While some electricity producers have started to halt purchases of a few Russian commodities for their power plants in a largely symbolic move, new orders for gas show no signs of abating. Orsted AS, the world’s top offshore wind developer, said on Sunday it had stopped buying Russian coal and biomass for its power stations. It’s also stopped signing any new contracts with Russian firms, but when it comes to gas, Orsted said any decision needs to be made by the European Union at the political level.
“Shortfalls in gas supplies will, as opposed to stopping supply of other types of products, have severe human and societal consequences and therefore need to be coordinated at EU and national levels rather than decided by individual companies,” Mads Nipper, Chief Executive Officer of Denmark’s Orsted AS, said Sunday. “Therefore, the dependency on Russian gas and any ban on import of gas from Russia need to be decided and enforced by clear political sanctions.”
European Union energy ministers are meeting on Monday to discuss the bloc’s energy security. There are concerns sanctions could impact the flow of gas to Europe, or that Russia could decide to cut shipments in retaliation.

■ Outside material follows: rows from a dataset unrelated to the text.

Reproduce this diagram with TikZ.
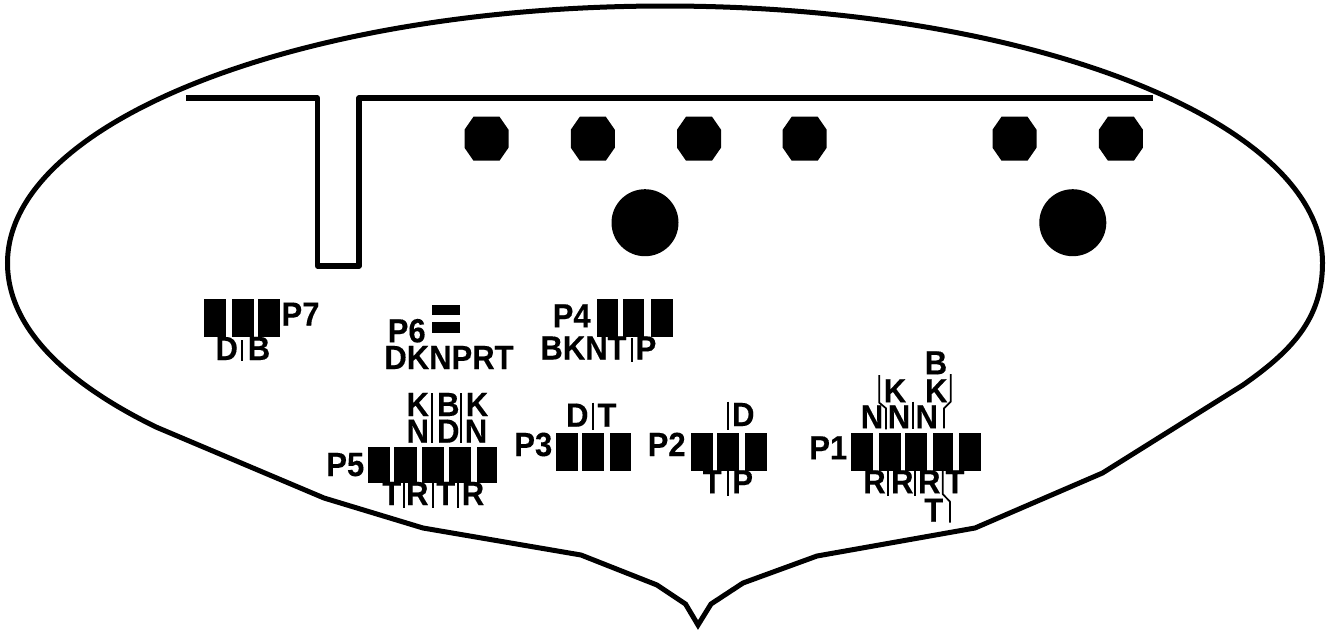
\documentclass[tikz,border=0pt]{standalone}
\usepackage{fontspec}
\setmainfont[BoldFeatures={FakeBold=0.25}]{Liberation Sans}
\tikzset{
  outline/.style={draw=black,line width=5pt,line join=miter,miter limit=12},
  wall/.style={draw=black,line width=5.4pt,line join=round},
  sep/.style={draw=black,line width=1.7pt},
  lab/.style={inner sep=0pt,outer sep=0pt,anchor=base,font=\fontsize{31}{31}\selectfont\bfseries,text=black},
  blk/.style={fill=black,draw=none}
}
\newcommand{\lbl}[4]{\node[lab] (#1) at (#2,#3) {\scalebox{1}[1.08]{#4}};}
\newcommand{\barbox}[4]{\fill[blk] (#1,#3) rectangle (#2,#4);}
\begin{document}
\begin{tikzpicture}[x=1pt,y=-1pt]
\useasboundingbox (0,0) rectangle (1327,630);
\fill[white] (0,0) rectangle (1327,630);
% outline
\draw[outline] (7.5,263) arc[start angle=180,end angle=360,x radius=657.5,y radius=257]
  .. controls (1322.5,320) and (1290,352) .. (1243,385)
  -- (1102.5,473) -- (975,528) -- (817,556) -- (743,583) -- (711,604) -- (698,625)
  -- (685.5,604) -- (657,585) -- (581,555) -- (423,528) -- (324,498) -- (156,427)
  .. controls (70,385) and (7.5,330) .. cycle;
% wall
\draw[wall,line cap=butt] (186,98) -- (317.5,98) -- (317.5,266) -- (359,266) -- (359,98) -- (1153,98);
% small octagons
\foreach \c in {486.5,592.8,699,804.7,1014.5,1120.9}{
  \fill[blk] (\c-13,116.7) -- (\c+13,116.7) -- (\c+22,129.7) -- (\c+22,147.7) -- (\c+13,160.7)
    -- (\c-13,160.7) -- (\c-22,147.7) -- (\c-22,129.7) -- cycle;
}
% large circles
\fill[blk] (645,222.7) circle[radius=33.5pt];
\fill[blk] (1072.8,222.7) circle[radius=33.5pt];
% P7
\barbox{204}{226}{299}{337}\barbox{232.3}{254}{299}{337}\barbox{258}{280}{299}{337}
\lbl{p7}{300.5}{325.7}{P7}
\lbl{p7d}{226.7}{360}{D}\lbl{p7b}{259}{360}{B}
\draw[sep] (242.3,340) -- (242.3,361);
% P6
\barbox{432.3}{460.3}{305}{315}\barbox{432.3}{460.3}{322}{333}
\lbl{p6}{406.7}{342.3}{P6}
\lbl{p6t}{449}{369}{DKNPRT}
% P4
\barbox{596.7}{618.3}{299}{337}\barbox{622.7}{644.3}{299}{337}\barbox{650.7}{672.7}{299}{337}
\lbl{p4}{571.7}{327.3}{P4}
\lbl{p4t}{583.5}{359.5}{BKNT}\lbl{p4p}{646}{359.5}{P}
\draw[sep] (631.7,338) -- (631.7,361.7);
% P5
\barbox{368.3}{390.3}{446.7}{482.7}\barbox{394}{416.7}{446.7}{482.7}\barbox{422.3}{444}{446.7}{482.7}\barbox{449}{470.7}{446.7}{482.7}\barbox{476.7}{496.7}{446.7}{482.7}
\lbl{p5}{345.3}{476}{P5}
\lbl{p5a}{417.7}{416}{K}\lbl{p5b}{448.3}{416}{B}\lbl{p5c}{477}{416}{K}
\lbl{p5d}{417.7}{442.7}{N}\lbl{p5e}{448.3}{442.7}{D}\lbl{p5f}{476}{442.7}{N}
\lbl{p5g}{391.7}{505}{T}\lbl{p5h}{417.3}{505}{R}\lbl{p5i}{445.7}{505}{T}\lbl{p5j}{473}{505}{R}
\draw[sep] (431.7,393.3) -- (431.7,443.3);
\draw[sep] (460.7,393.3) -- (460.7,443.3);
\draw[sep] (404,482.7) -- (404,508.3);
\draw[sep] (433.3,482.7) -- (433.3,508.3);
\draw[sep] (458.3,482.7) -- (458.3,508.3);
% P3
\barbox{556.3}{578.3}{432.7}{470.7}\barbox{582.3}{604.3}{432.7}{470.7}\barbox{610.3}{630.7}{432.7}{470.7}
\lbl{p3}{533.3}{456}{P3}
\lbl{p3d}{577.3}{426.7}{D}\lbl{p3t}{607}{426.7}{T}
\draw[sep] (592.7,402.7) -- (592.7,430);
% P2
\barbox{690.7}{712.7}{432.7}{470.7}\barbox{716.7}{738.7}{432.7}{470.7}\barbox{744.7}{766.7}{432.7}{470.7}
\lbl{p2}{666.7}{456}{P2}
\lbl{p2d}{743.3}{426}{D}
\lbl{p2t}{712.3}{493.3}{T}\lbl{p2p}{742.7}{493.3}{P}
\draw[sep] (727.7,401.7) -- (727.7,430);
\draw[sep] (727.7,470.7) -- (727.7,496);
% P1
\barbox{850.7}{872.7}{432.7}{470.7}\barbox{878.7}{900.7}{432.7}{470.7}\barbox{904.7}{926.7}{432.7}{470.7}\barbox{932.7}{952.7}{432.7}{470.7}\barbox{959}{981}{432.7}{470.7}
\lbl{p1}{828.3}{459.3}{P1}
\lbl{p1a}{936}{374.3}{B}
\lbl{p1b}{895}{402.3}{K}\lbl{p1c}{936.3}{402.3}{K}
\lbl{p1d}{872}{428.3}{N}\lbl{p1e}{899}{428.3}{N}\lbl{p1f}{926.7}{428.3}{N}
\lbl{p1g}{874.5}{493.3}{R}\lbl{p1h}{902.3}{493.3}{R}\lbl{p1i}{929.3}{493.3}{R}\lbl{p1j}{955}{493.3}{T}
\lbl{p1k}{933.7}{521.7}{T}
\draw[sep] (879.3,375) -- (879.3,402.7) -- (886,408.3) -- (886,429.3);
\draw[sep] (913.3,401.7) -- (913.3,429.3);
\draw[sep] (950.7,374) -- (950.7,401.7) -- (944,408.3) -- (944,428.3);
\draw[sep] (888.3,470.7) -- (888.3,496);
\draw[sep] (914.7,470.7) -- (914.7,496);
\draw[sep] (942.7,470.7) -- (942.7,494) -- (950,501.7) -- (950,522.7);
\end{tikzpicture}
\end{document}
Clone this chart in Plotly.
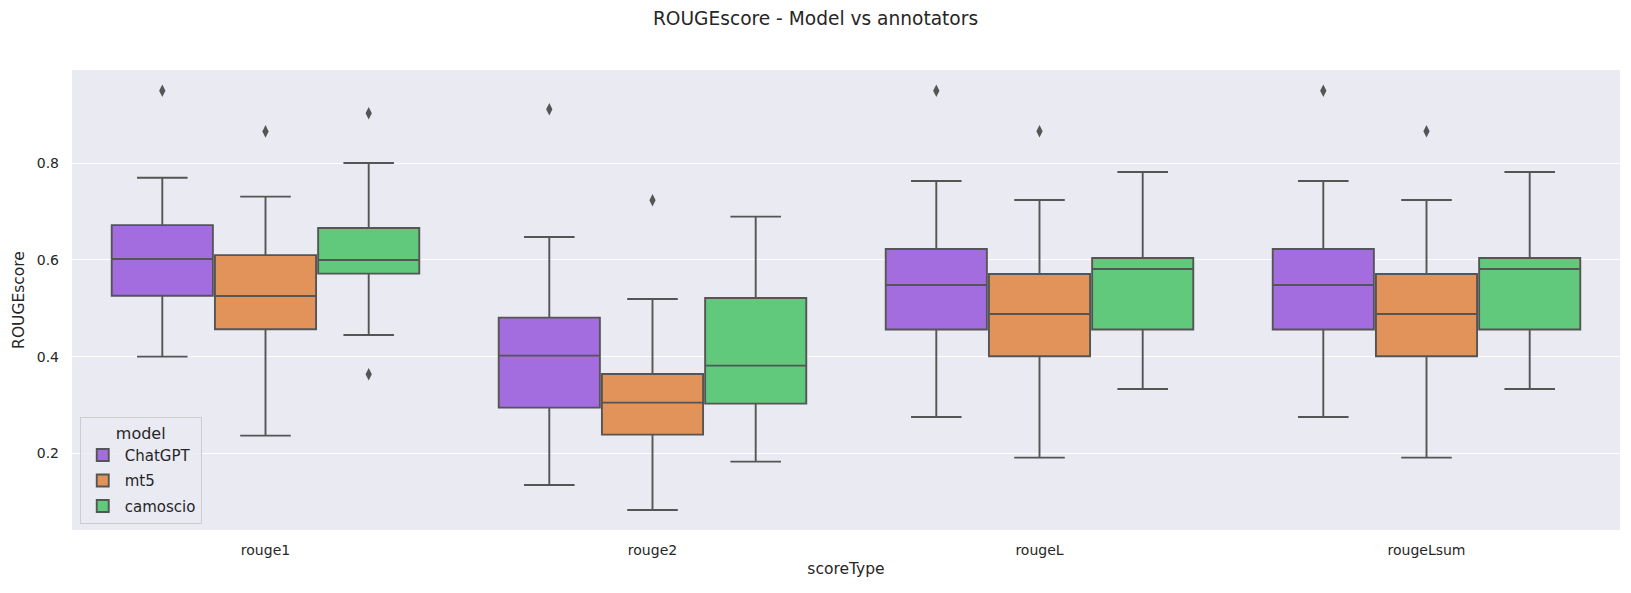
import plotly.graph_objects as go

categories = ["rouge1", "rouge2", "rougeL", "rougeLsum"]
models = ["ChatGPT", "mt5", "camoscio"]
colors = ["#a46ddf", "#e1935a", "#60c97b"]

# per model: values for each category
q1 = {
    "ChatGPT": [0.526, 0.2945, 0.456, 0.456],
    "mt5": [0.4566, 0.2386, 0.4007, 0.4007],
    "camoscio": [0.5717, 0.3028, 0.456, 0.456],
}
median = {
    "ChatGPT": [0.602, 0.402, 0.5483, 0.5483],
    "mt5": [0.5255, 0.3048, 0.4883, 0.4883],
    "camoscio": [0.600, 0.3814, 0.5814, 0.5814],
}
q3 = {
    "ChatGPT": [0.672, 0.4807, 0.6228, 0.6228],
    "mt5": [0.610, 0.3641, 0.571, 0.571],
    "camoscio": [0.666, 0.5214, 0.6041, 0.6041],
}
lower = {
    "ChatGPT": [0.400, 0.1345, 0.2752, 0.2752],
    "mt5": [0.2366, 0.0828, 0.1910, 0.1910],
    "camoscio": [0.4448, 0.1828, 0.3331, 0.3331],
}
upper = {
    "ChatGPT": [0.770, 0.6476, 0.7634, 0.7634],
    "mt5": [0.731, 0.5193, 0.7241, 0.7241],
    "camoscio": [0.8007, 0.6897, 0.7821, 0.7821],
}
outliers = {
    "ChatGPT": [[0.950], [0.9117], [0.950], [0.950]],
    "mt5": [[0.866], [0.7234], [0.8662], [0.8662]],
    "camoscio": [[0.9034, 0.3634], [], [], []],
}

LINE = "#555555"
group_w = 0.8
n = len(models)
box_w = group_w / n * 0.98

fig = go.Figure()
for j, m in enumerate(models):
    off = -group_w / 2 + group_w / n * (j + 0.5)
    xs = [i + off for i in range(len(categories))]
    fig.add_trace(go.Box(
        name=m, x=xs, q1=q1[m], median=median[m], q3=q3[m],
        lowerfence=lower[m], upperfence=upper[m],
        width=box_w, whiskerwidth=0.5,
        fillcolor=colors[j], line=dict(color=LINE, width=1.9),
        boxpoints=False, legendgroup=m, showlegend=True,
    ))
    ox, oy = [], []
    for i, vals in enumerate(outliers[m]):
        for v in vals:
            ox.append(i + off)
            oy.append(v)
    fig.add_trace(go.Scatter(
        x=ox, y=oy, mode="markers", showlegend=False, legendgroup=m,
        marker=dict(symbol="diamond-tall", size=9, color=LINE),
    ))

fig.update_layout(
    width=1631, height=593,
    paper_bgcolor="white", plot_bgcolor="#eaeaf2",
    font=dict(family="DejaVu Sans", color="#262626", size=14),
    margin=dict(l=72, r=11, t=70, b=63),
    title=dict(text="ROUGEscore - Model vs annotators", x=0.5, xref="container",
               y=1 - 18 / 593, yref="container", yanchor="middle", xanchor="center",
               font=dict(size=18.6, color="#262626")),
    legend=dict(
        title=dict(text="model", side="top center", font=dict(size=16)),
        x=0.005, y=0.013, xanchor="left", yanchor="bottom",
        bgcolor="rgba(234,234,242,0.8)", bordercolor="#cccccc", borderwidth=1,
        font=dict(size=15), itemwidth=34, tracegroupgap=3,
    ),
    showlegend=True,
)
fig.update_xaxes(
    range=[-0.5, 3.5], tickmode="array", tickvals=list(range(len(categories))),
    ticktext=categories, showgrid=False, zeroline=False, showline=False,
    ticks="", ticklabelstandoff=10,
    title=dict(text="scoreType", font=dict(size=15.5), standoff=6),
)
fig.update_yaxes(
    range=[0.0413, 0.993], tickvals=[0.2, 0.4, 0.6, 0.8],
    ticktext=["0.2", "0.4", "0.6", "0.8"],
    showgrid=True, gridcolor="white", gridwidth=1.2, zeroline=False, showline=False,
    ticks="", ticklabelstandoff=12,
    title=dict(text="ROUGEscore", font=dict(size=15.5), standoff=8),
)

fig.write_html("out.html")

Russian gas orders started to surge the very same day of invasion. Europe’s top energy companies rushed to buy because there were concerns supplies would get disrupted. But more importantly, the 62% rally that day meant Russian fuel under long-term contracts became cheaper than buying at European hubs, according to BloombergNEF and BCS Global Markets analysts.
Volumes of gas crossing Ukraine remain high after hitting the limit in Russia’s gas-transit contract of almost 109.6 million cubic meters per day on Friday, while some extra supplies were sent to Germany overnight on Friday and Saturday via the Yamal-Europe pipeline, which had been halted for more than two months. Gazprom PJSC had previously justified the absence of flows by saying there had been no requests from European buyers.
Politicians are concerned about Europe’s deep dependency on Russian energy. Germany, which relies on Russia for more than 50% of its gas, said it would move “quickly” to build two LNG terminals. Berlin is also set to create reserves of coal for power-plant operators, and is planning to force energy companies to store gas before the winter to ensure security of supply.
Italy said it will work to streamline the approval process for new green energy sites. The country is also preparing “exceptional” measures to boost the incentive to store gas given potential risks to supplies, a move that comes on top of national storage requirements. Poland has called for shutting down the Nord Stream pipeline to Germany, which runs parallel to the second link currently shelved.